▽
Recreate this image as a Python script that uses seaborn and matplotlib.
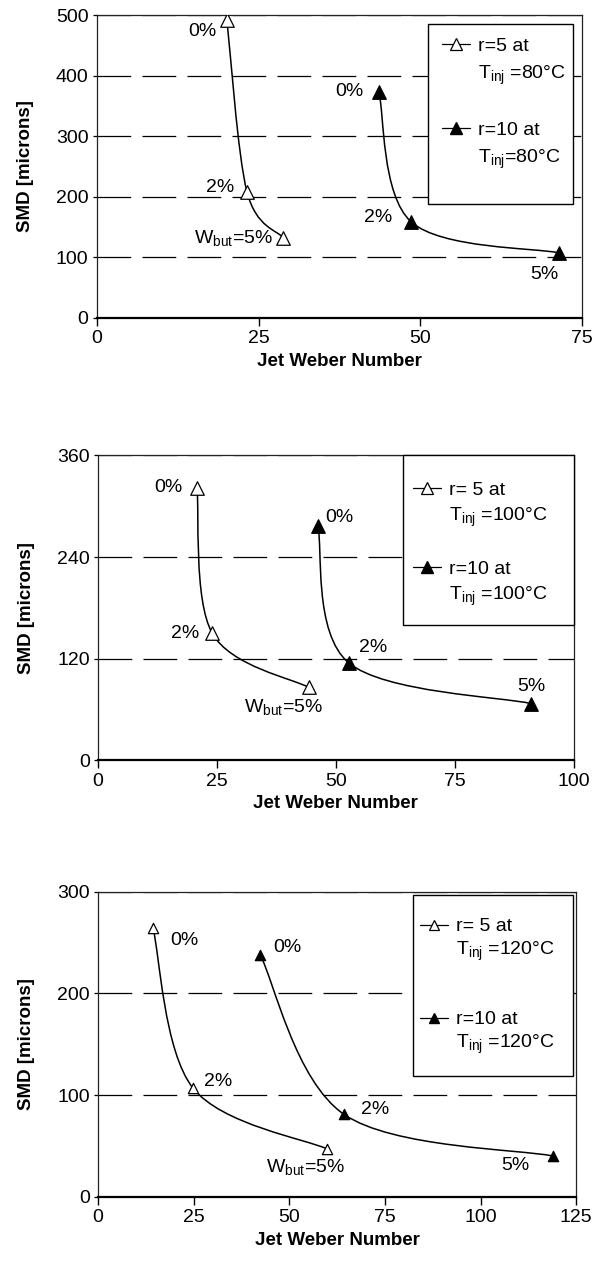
import numpy as np
import pandas as pd
import matplotlib.pyplot as plt
import seaborn as sns
from matplotlib.path import Path
from matplotlib.patches import PathPatch, Rectangle
from matplotlib.lines import Line2D

# data: jet Weber number vs SMD, butanol 0%, 2%, 5%
we5_80 = [20.1, 23.2, 28.8]
smd5_80 = [492, 208, 132]
we10_80 = [43.6, 48.6, 71.4]
smd10_80 = [373, 158, 107]

we5_100 = [20.8, 24.0, 44.3]
smd5_100 = [322, 150, 86]
we10_100 = [46.2, 52.7, 91.0]
smd10_100 = [277, 115, 67]

we5_120 = [14.4, 24.8, 59.9]
smd5_120 = [264, 107, 47]
we10_120 = [42.4, 64.3, 119.0]
smd10_120 = [238, 81, 40]

pct5 = ['0%', '2%', 'W$_{but}$=5%']
pct10 = ['0%', '2%', '5%']

sns.set_style("ticks", {"xtick.direction": "out", "ytick.direction": "out"})
plt.rcParams['font.family'] = 'Liberation Sans'
plt.rcParams['mathtext.default'] = 'regular'
plt.rcParams['text.color'] = 'black'
plt.rcParams['axes.labelcolor'] = 'black'
plt.rcParams['xtick.color'] = 'black'
plt.rcParams['ytick.color'] = 'black'

FS = 14


def smooth_curve(ax, x, y):
    # excel-like smoothed line (catmull-rom bezier in screen space)
    pts = ax.transData.transform(np.column_stack([x, y]))
    n = len(pts)
    verts = [pts[0]]
    codes = [Path.MOVETO]
    for i in range(n - 1):
        p0 = pts[max(i - 1, 0)]
        p1 = pts[i]
        p2 = pts[i + 1]
        p3 = pts[min(i + 2, n - 1)]
        verts += [p1 + (p2 - p0) / 6, p2 - (p3 - p1) / 6, p2]
        codes += [Path.CURVE4] * 3
    verts = ax.transData.inverted().transform(np.array(verts))
    ax.add_patch(PathPatch(Path(verts, codes), fill=False, lw=1.1,
                           edgecolor='black', zorder=2))


def setup(ax, xmax, ymax, ystep, xstep):
    ax.set_xlim(0, xmax)
    ax.set_ylim(0, ymax)
    ax.set_xticks(np.arange(0, xmax + 1, xstep))
    ax.set_yticks(np.arange(0, ymax + 1, ystep))
    ax.yaxis.grid(True, color='black', lw=0.9, linestyle=(0, (27, 9)))
    ax.set_axisbelow(True)
    for s in ['top', 'right', 'left']:
        ax.spines[s].set_linewidth(0.9)
        ax.spines[s].set_color('#222222')
    ax.spines['bottom'].set_linewidth(1.6)
    ax.spines['bottom'].set_color('black')
    ax.tick_params(axis='x', length=6, width=1.0, labelsize=FS, pad=3)
    ax.tick_params(axis='y', length=3, width=0.9, labelsize=FS, pad=3)
    ax.set_xlabel('Jet Weber Number', fontsize=FS - 0.5, fontweight='bold',
                  labelpad=4)
    ax.set_ylabel('SMD [microns]', fontsize=FS - 0.5, fontweight='bold',
                  labelpad=16)


def series(ax, x, y, filled, size):
    df = pd.DataFrame({'we': x, 'smd': y})
    smooth_curve(ax, x, y)
    sns.scatterplot(data=df, x='we', y='smd', ax=ax, marker='^', s=size,
                    color='black' if filled else 'white', edgecolor='black',
                    linewidth=0.9, zorder=3, legend=False)


def labels(ax, x, y, texts, offsets, has=None):
    for i, (xi, yi, t, off) in enumerate(zip(x, y, texts, offsets)):
        ha = 'center'
        if has is not None:
            ha = has[i]
        ax.annotate(t, (xi, yi), xytext=off, textcoords='offset pixels',
                    ha=ha, va='center', fontsize=FS)


def legend(ax, temp1, temp2, frame, anchor, ms, spacing, nblank=1):
    # box drawn separately so the entries can sit where they do in the paper
    ax.add_patch(Rectangle(frame[:2], frame[2], frame[3], transform=ax.transAxes,
                           facecolor='white', edgecolor='black', lw=1.0,
                           zorder=4, clip_on=False))
    h5 = Line2D([0], [0], color='black', lw=0.9, marker='^', ms=ms,
                mfc='white', mec='black', mew=0.9)
    h10 = Line2D([0], [0], color='black', lw=0.9, marker='^', ms=ms,
                 mfc='black', mec='black')
    blank = Line2D([], [], linestyle='none')
    hs = [h5, blank] + [blank] * nblank + [h10, blank]
    ls = [temp1[0], temp1[1]] + [' '] * nblank + [temp2[0], temp2[1]]
    ax.legend(hs, ls, loc='upper left', bbox_to_anchor=anchor,
              borderaxespad=0, fontsize=FS, handlelength=1.45,
              handletextpad=0.4, labelspacing=spacing, borderpad=0,
              frameon=False)


fig = plt.figure(figsize=(5.94, 12.65), dpi=100)

# panel 1 : 80 C
ax1 = fig.add_axes([0.163, 0.749, 0.817, 0.239])
setup(ax1, 75, 500, 100, 25)
series(ax1, we5_80, smd5_80, False, 95)
series(ax1, we10_80, smd10_80, True, 95)
labels(ax1, we5_80, smd5_80, pct5, [(-25, -11), (-27, 4), (-10, 0)],
       ['center', 'center', 'right'])
labels(ax1, we10_80, smd10_80, pct10, [(-30, 0), (-33, 4), (-14, -22)])
legend(ax1, ['r=5 at', 'T$_{inj}$ =80°C'], ['r=10 at', 'T$_{inj}$=80°C'],
       (0.682, 0.376, 0.299, 0.594), (0.711, 0.928), 9, 0.45)

# panel 2 : 100 C
ax2 = fig.add_axes([0.165, 0.399, 0.801, 0.241])
setup(ax2, 100, 360, 120, 25)
series(ax2, we5_100, smd5_100, False, 95)
series(ax2, we10_100, smd10_100, True, 95)
labels(ax2, we5_100, smd5_100, pct5, [(-29, 0), (-27, 0), (14, -20)],
       ['center', 'center', 'right'])
labels(ax2, we10_100, smd10_100, pct10, [(22, 8), (24, 15), (0, 17)])
legend(ax2, ['r= 5 at', 'T$_{inj}$ =100°C'], ['r=10 at', 'T$_{inj}$ =100°C'],
       (0.641, 0.444, 0.359, 0.556), (0.662, 0.915), 9, 0.35)

# panel 3 : 120 C
ax3 = fig.add_axes([0.165, 0.054, 0.805, 0.241])
setup(ax3, 125, 300, 100, 25)
series(ax3, we5_120, smd5_120, False, 55)
series(ax3, we10_120, smd10_120, True, 55)
labels(ax3, we5_120, smd5_120, pct5, [(31, -12), (25, 6), (18, -18)],
       ['center', 'center', 'right'])
labels(ax3, we10_120, smd10_120, pct10, [(27, 7), (31, 5), (-38, -9)])
legend(ax3, ['r= 5 at', 'T$_{inj}$ =120°C'], ['r=10 at', 'T$_{inj}$ =120°C'],
       (0.659, 0.397, 0.335, 0.593), (0.674, 0.915), 7, 0.22, nblank=2)

fig.savefig('out.png', dpi=100)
△
▸ The request
Return nothing but the lines running from the start of the data to the line with "from matplotlib.lines import Line2D", please, both ends included and no pictures.

▸ Written solution
Recreate this image as a Python script that uses seaborn and matplotlib.
import numpy as np
import pandas as pd
import matplotlib.pyplot as plt
import seaborn as sns
from matplotlib.path import Path
from matplotlib.patches import PathPatch, Rectangle
from matplotlib.lines import Line2D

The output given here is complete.